Lack of glia-axon transfer of proteins in the normal optic system of goldfish

Abstract

An ultrastructural autoradiographic study of the goldfish optic tectum was carried out to determine whether proteins synthesized in glial cells are transferred into adjacent optic axons. Goldfish were injected intracranially over the optic tecta with [ 3H]leucine and fixed by perfusion 30 min, 4 and 24 h later. All unincorporated precursors were removed by repeated washings with fixatives, and tissue slices from the optic tecta were embedded and processed for electron microscopy autoradiography (EMA). The densities of the silver grains were determined over optic axons and their myelin sheaths. The densities over the axons were lower than those over the myelin sheaths at all time intervals. The density of the intraaxonal grains, in absolute terms as well as relative to that of the myelin, was highest in the 4 h experiment.
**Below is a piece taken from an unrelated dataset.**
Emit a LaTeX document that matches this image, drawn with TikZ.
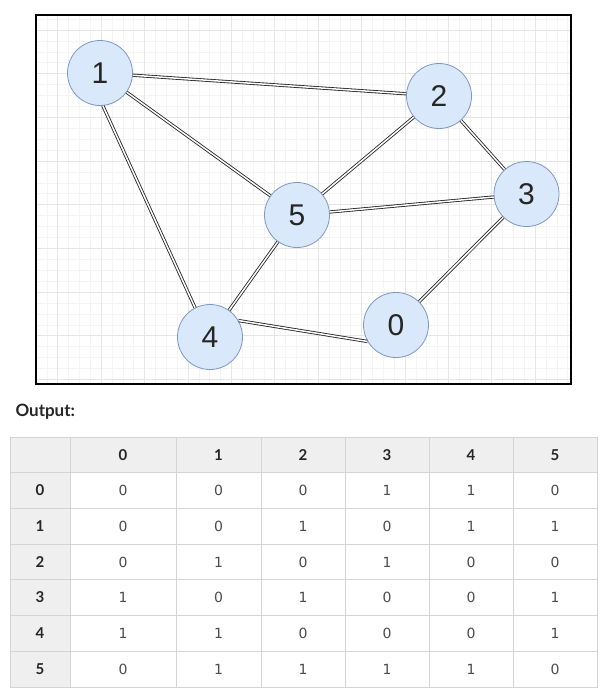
\documentclass[tikz,border=0pt]{standalone}
\usepackage{fontspec}
\setmainfont{Liberation Sans}
\newfontfamily\latofont{Lato}
\newfontfamily\dejavufont{DejaVu Sans}
\definecolor{circleFill}{HTML}{DAE8FC}
\definecolor{circleDraw}{HTML}{7D98C4}
\definecolor{gridMinor}{HTML}{F4F4F4}
\definecolor{gridMajor}{HTML}{E6E6E6}
\definecolor{tableLine}{HTML}{D4D4D4}
\definecolor{tableHead}{HTML}{EFEFEF}

\begin{document}
\begin{tikzpicture}
[x=1pt,y=-1pt,
  nodeDecorate/.style={shape=circle,minimum size=65pt,inner sep=0pt,draw=circleDraw,fill=circleFill,line width=0.8pt,font=\fontsize{30}{30}\selectfont,text=black!85},%
  lineDecorate/.style={-,draw=black!85,line width=0.85pt,double=white,double distance=1.5pt},%
  headDecorate/.style={shape=rectangle,draw=tableLine,fill=tableHead,inner sep=0pt,minimum height=35.7pt,font=\latofont\bfseries\fontsize{15}{15}\selectfont,text=black!85},%
  cellDecorate/.style={shape=rectangle,draw=tableLine,fill=white,inner sep=0pt,minimum height=35.7pt,font=\dejavufont\fontsize{14}{14}\selectfont,text=black!70}]
\useasboundingbox (0,0) rectangle (609,696);
%% background grid
\foreach \i in {0,...,49}
  \draw[gridMinor,line width=0.5pt] (36+\i*10.85,15) -- (36+\i*10.85,384);
\foreach \j in {0,...,33}
  \draw[gridMinor,line width=0.5pt] (36,19+\j*10.92) -- (571,19+\j*10.92);
\foreach \i in {0,...,11}
  \draw[gridMajor,line width=0.5pt] (57.7+\i*43.4,15) -- (57.7+\i*43.4,384);
\foreach \j in {0,...,8}
  \draw[gridMajor,line width=0.5pt] (36,29.9+\j*43.68) -- (571,29.9+\j*43.68);
\draw[line width=1.2pt] (36,15) rectangle (571,384);
%% nodes or vertices
\foreach \nodename/\x/\y in {
  0/396/325, 1/100/73, 2/439/96, 3/526.5/194, 4/210/337, 5/297/215}
{
  \node (n\nodename) at (\x,\y) [nodeDecorate] {\nodename};
}
%% edges or lines
\path
\foreach \startnode/\endnode in {
  n1/n2, n1/n5, n1.-85/n4.117, n2/n5, n2/n3, n5/n3, n5/n4, n4.30/n0.210, n0/n3}
{
  (\startnode) edge[lineDecorate] (\endnode)
};
%% output table
\node (output) at (12,412) [anchor=west,font=\latofont\bfseries\fontsize{17}{17}\selectfont,text=black!85] {Output:};
\node (corner) at (40,455) [headDecorate,minimum width=60pt] {};
\foreach \c/\x/\w in {0/123/106, 1/218.5/85, 2/303/84, 3/387/84, 4/471/84, 5/555/84}
{
  \node (head\c) at (\x,455) [headDecorate,minimum width=\w pt] {\c};
}
\foreach \r/\y/\vals in {
  0/490.5/{0,0,0,1,1,0}, 1/526/{0,0,1,0,1,1}, 2/562/{0,1,0,1,0,0},
  3/597.5/{1,0,1,0,0,1}, 4/633/{1,1,0,0,0,1}, 5/669/{0,1,1,1,1,0}}
{
  \node (row\r) at (40,\y) [headDecorate,minimum width=60pt] {\r};
  \foreach \v [count=\c from 0] in \vals
  {
    \pgfmathsetmacro{\cx}{{123,218.5,303,387,471,555}[\c]}
    \pgfmathsetmacro{\cw}{{106,85,84,84,84,84}[\c]}
    \node (cell\r\c) at (\cx,\y) [cellDecorate,minimum width=\cw pt] {\v};
  }
}
\end{tikzpicture}
\end{document}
Analysis of the distribution of the grain densities over the myelin sheath and over concentric axonal compartments was carried out at this time interval to determine whether the grain density over the axon represented intraaxonal [ 3H]proteins or was only the result of grains ‘scattered’ from [ 3H]proteins located in the surrounding myelin sheaths. When the experimental distribution of the grain densities over the axon was compared with the theoretical distribution expected over the axon if only the myelin sheaths were labeled, no significant difference was found. This indicates that the silver grains present in the axons were scattered from the adjacent myelin sheath and did not represent intraaxonal radioactivity. It is therefore concluded that in our system there is not a quantitatively significant transfer of proteins between glial cells and adjacent axons.